Jagdish Swaminathan (1928-1994)
Bharat Bhavan, Bhopal, 1982-1983
Jagdish Swaminathan was born in 1928 in Shimla and pursued art education at the Delhi Polytechnic. He won a scholarship to study graphics at the Academy of Fine Arts, in Warsaw, Poland and later joined the Communist Party of India, where he worked as a journalist and art critic for Left magazine until the mid-1950s. In 1962, Swaminathan became one of the founding members of the Group 1890, and wrote its manifesto, along with many of his contemporary artists. In his own words, his art passed through five well-defined phases as in it the ‘form’ does not originate with a point and is there as if already in place.

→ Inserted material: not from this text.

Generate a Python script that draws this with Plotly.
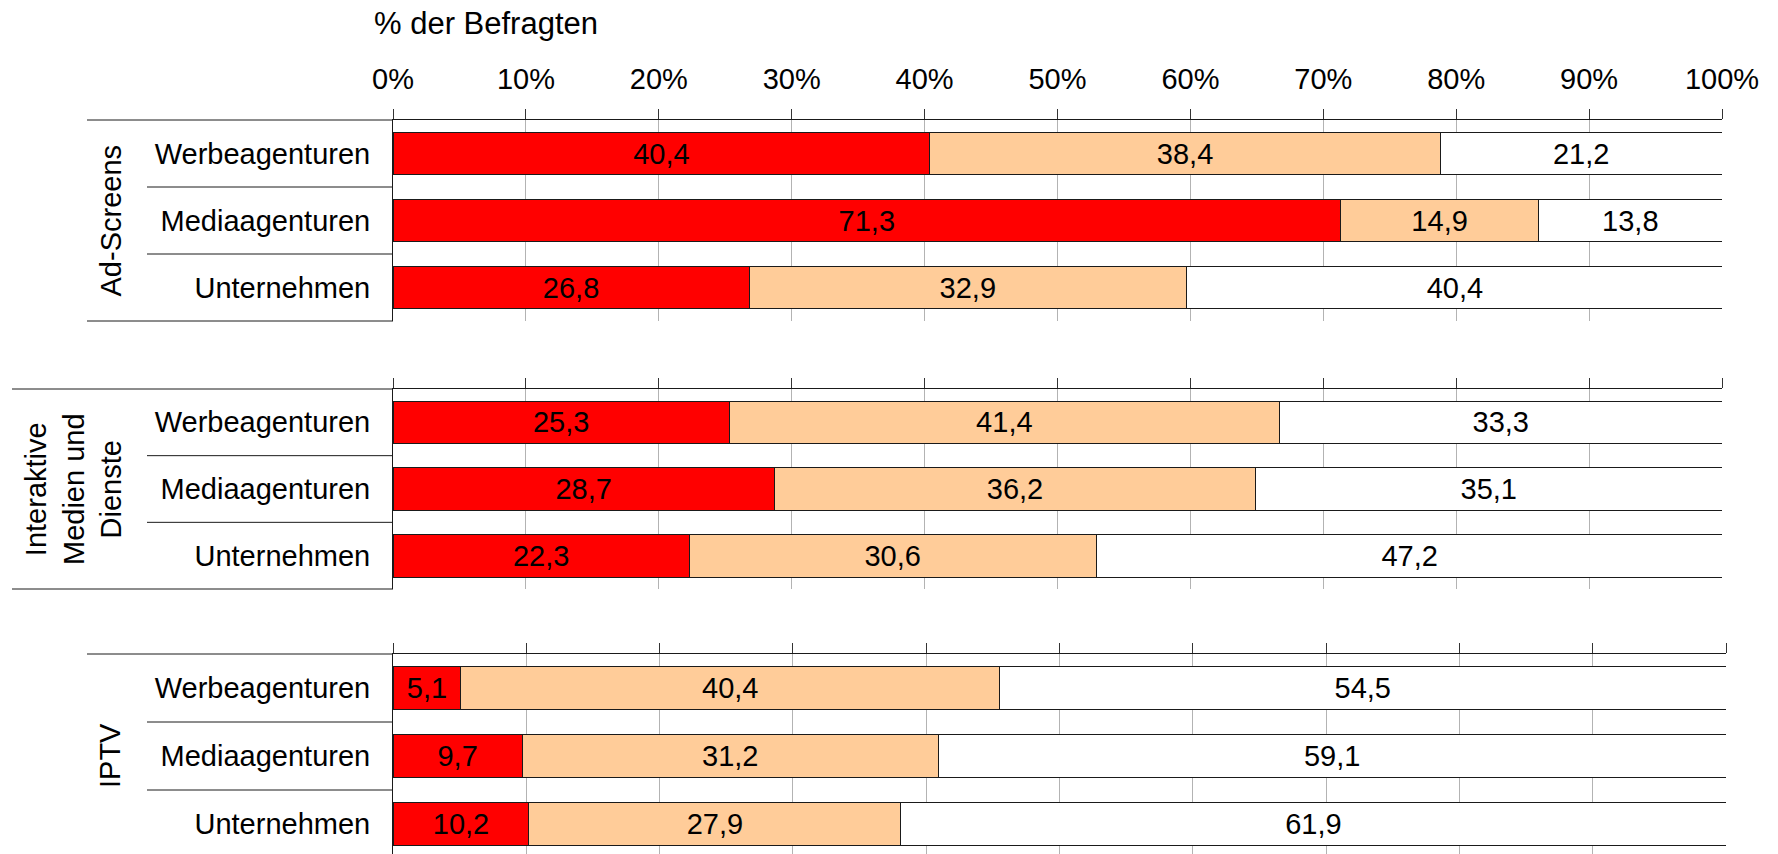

Swaminathan was instrumental in establishment of the Bharat Bhavan, a multi-art complex in Bhopal, in 1982, and served as the director of its Roopankar Art Museum till 1990. He helped vernacular painters from tribes like Gond and Bhil to gain international recognition. He discovered, Jangarh Singh Shyam, the first known modern-day Gond tribal artist of Madhya Pradesh.
By the late 1960s he had gained recognition as an important Indian painter, and was awarded the Jawaharlal Nehru Fellowship in 1968. In addition to his numerous solo exhibitions, Swaminathan’s work was included in the Tokyo Biennale, and the first International Triennale India. He held about 30 solo exhibitions and participated in numerous national and international exhibitions, before his death in 1994 in New Delhi.